新型コロナショックに市場は持ちこたえるか、最後の牙城と目された米株式相場の崩落は市場内外に甚大な心理的ショックを与えました。最大のきっかけは、新型コロナウイルス感染の中国外への拡散ですが、同時に、米大統領選予備選での民主党左派サンダース候補の躍進、FRB(米連邦準備制度理事会)幹部の非ハト派的発言、米指標の予想外の悪化も指摘されました。株安を受けて、米欧日当局は緊急対応に動いています。

 これらの要因は2020年を通じて絡み合い、相場に紆余曲折をもたらすでしょう。その中で「リスクオフで円高」を宿命とする日本は割を食うリスクがあります。来る局面に、何を注視すべきか、市場はどこに向かうのかを考えます。

米大統領選挙の行方と市場

 米大統領選挙戦で、共和党候補は現職のトランプ氏に一本化されています。
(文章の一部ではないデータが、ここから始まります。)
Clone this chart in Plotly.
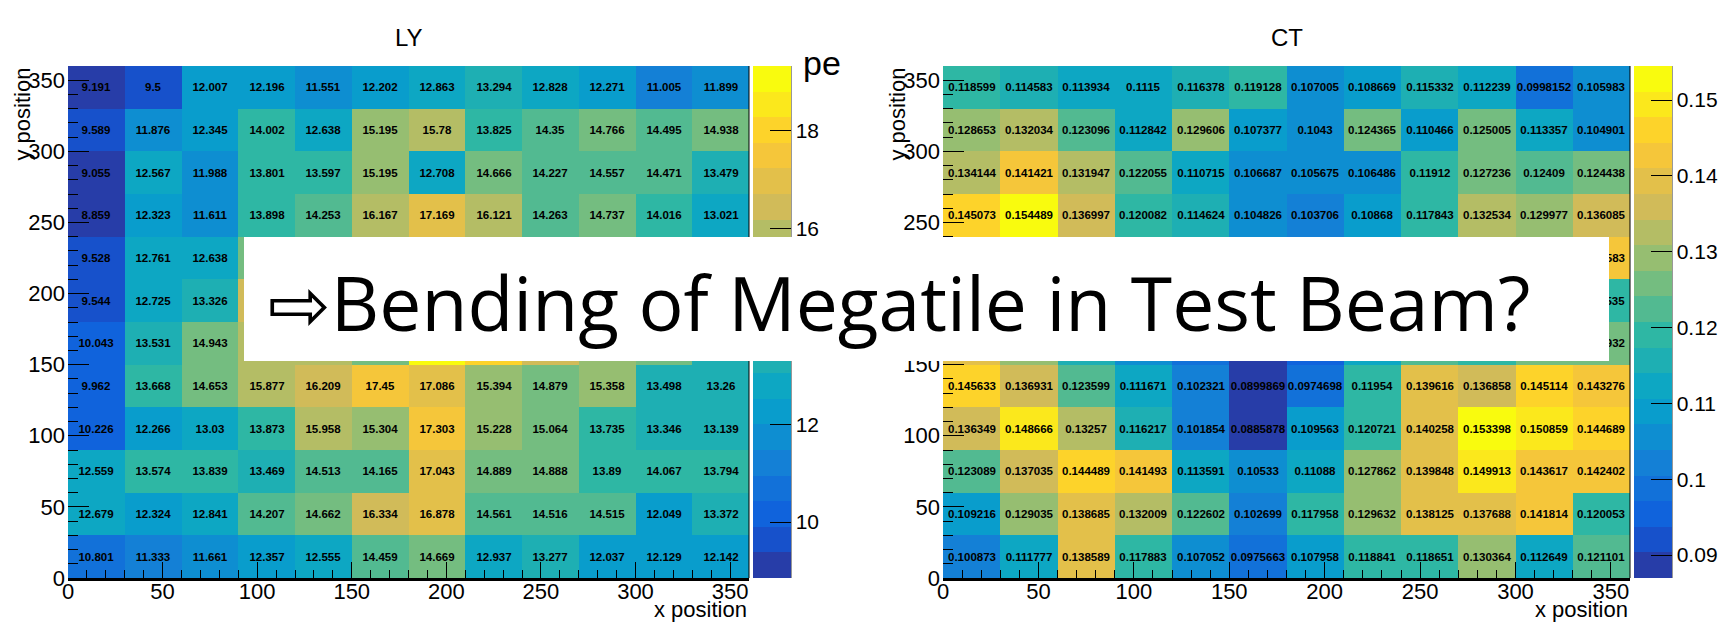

市場は、トランプ政権の大型減税、規制緩和、FRBへの事実上の利下げ強要などを好感しています。市場の当面の焦点ないし懸念は、民主党左派候補が勝ち抜く可能性に尽きます。左派最有力のバーニー・サンダース候補は、法人税率引き上げ、富裕層課税、巨大IT企業分割、国民皆保険などを掲げ、市場では悪材料視されています。3月3日のスーパーチューズデーを経て、中道派のジョー・バイデン候補が挽回し、サンダースに対して優勢に立ったと報じられています。このまま、共和党トランプ対民主党バイデンとなれば、神経質な地合いの株式市場もしばしヤレヤレでしょう。

 ただし、株式市場がサンダースの勝機を相場のリスクとして揺れる可能性は、まだ排除できません。焦点は、左派エリザベス・ウォーレン候補が、いつ撤退を決めるか、彼女の支持者がサンダース氏に流れるか、です。

 民主党内の左派と中道派の分断が残ると、現職のトランプ氏が利することになります。40%の鉄板支持層を持つトランプ氏に対して、民主党候補一本化後に反トランプ30~40%の支持がまとまるなら、残り20~30%がどちらに流れるか、米大統領選挙特有の制度として州ごとの勝敗の配分がどうなるかで、選挙結果はまだまだ流動的と判断されます。

 トランプ対バイデンの一騎打ちとなれば、どちらが勝つかより、米国の景気と市場の重さと選挙後の米中摩擦再燃が市場を不安定にすることを警戒しています。トランプ流の対中国強硬姿勢は、民主党政権になっても、ある程度踏襲されていくと見ています。